Maar met deze karikatuur doe ik Proust en zijn personages tekort. Hij geeft een mooi tijdsbeeld van de hogere kringen in Frankrijk en tegelijkertijd zijn de thema's tijdloos: vergankelijkheid, schoonheid, verliefdheid, jaloezie.
De schrijver observeert meesterlijk en heeft verrassend veel gevoel voor humor en ironie, waardoor zijn boek soms ook iets van een soap heeft. Gevoegd bij een uitzonderlijke taalrijkdom is het een genot om te lezen.

Ik heb inmiddels ook het tweede boek uit, 'Een liefde van Swann', waarin Proust het pijnlijke proces van aantrekken en afstoten beschrijft tussen Swann en Odette. Swann is in zijn verliefdheid obsessief, naïef en soms ook herkenbaar.
Een voorbeeld: Voor een uitstapje zegt Swann te hopen dat hij Odette niet tegenkomt. Ondertussen blijft hij wel naar haar speuren. "(...) alsof hij zocht wat hij zei te willen ontlopen en trouwens zou ontlopen zodra hij het had gevonden, want als hij het groepje was tegengekomen zou hij ostentatief een andere kant uit zijn gegaan, tevreden dat hij Odette had gezien en zij hem had gezien, vooral dat ze zag hoe weinig hij zich van haar aantrok."


Ik moest denken aan een prozaïscher uitdrukking die in Tilburg vroeger geciteerd werd van iemand die een oogje had op een ander (de spelling is waarschijnlijk niet correct): kèk of t-ie kèkt en as t-ie kèkt, nie kèke.

Filosofie, psychologie, spiegelen en zelfkennis, er valt nog veel te leren en uit te wisselen over Proust.

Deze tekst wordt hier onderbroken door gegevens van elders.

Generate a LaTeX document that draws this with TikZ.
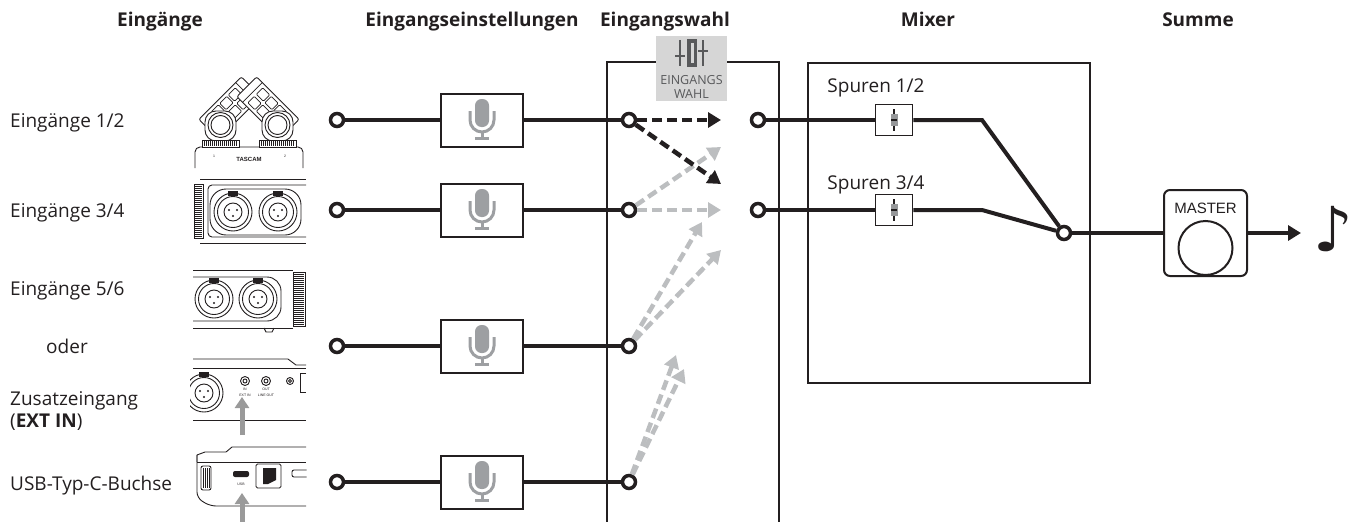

http://annievangansewinkel.blogspot.com/2010/08/met-proust-in-de-hangmat.html

woensdag 11 augustus 2010

Met Proust in de hangmat


Voor als ik ooit nog eens tijd over heb, - na mijn pensionering wellicht -, had ik de grote Russen gepland, eindelijk Tolstoj en Dostojevski lezen. Maar ook Marcel Proust zat nog in mijn wachtkamer, de Franse schrijver uit begin vorige eeuw van wie ik in mijn studie alleen maar fragmenten had gelezen. In mijn cursussen creatief schrijven citeer ik graag de passage waarin Proust zijn madeleine-ervaring beschrijft. Door de combinatie van het madeleine-koekje gesopt in thee komt een levendige herinnering boven aan een gelukkige episode in zijn leven. Een mooie illustratie van hoe krachtig geur en smaak zijn bij het opslaan en weer oproepen van herinneringen.
Uiteindelijk zou ik ooit zijn 'A la recherche du temps perdu' lezen, zeven vuistdikke delen. Eerst moest ik op zoek naar tijd.
Maar soms komt er ineens iets op je pad wat je niet kunt weerstaan. Een oproep om mee te doen aan een Proust-leeskring en de komende jaren onze leeservaringen uit te wisselen.
Nu komt de eerste bijeenkomst al razendsnel dichterbij en ik 'moet' het eerste deel 'Combray' nog lezen uit de eerste band 'De kant van Swann'.
Proust doe je niet even, die savoureer je, slow reading. Vanmiddag heb ik dus een paar uur met Proust doorgebracht in mijn hangmat. Regel voor regel proeven, en genieten.
Als secundaire literatuur lees ik van Alain de Botton 'Hoe Proust je leven kan veranderen'.
Al weet ik nog zo net niet of ik dat wel wil. Vanmiddag niet in elk geval. Liggend in mijn hangmat in gezelschap van mooie taal, onder een dak van groen en een wolkenhemel als het decor van dit weblog. Hoe volmaakter wil ik het hebben?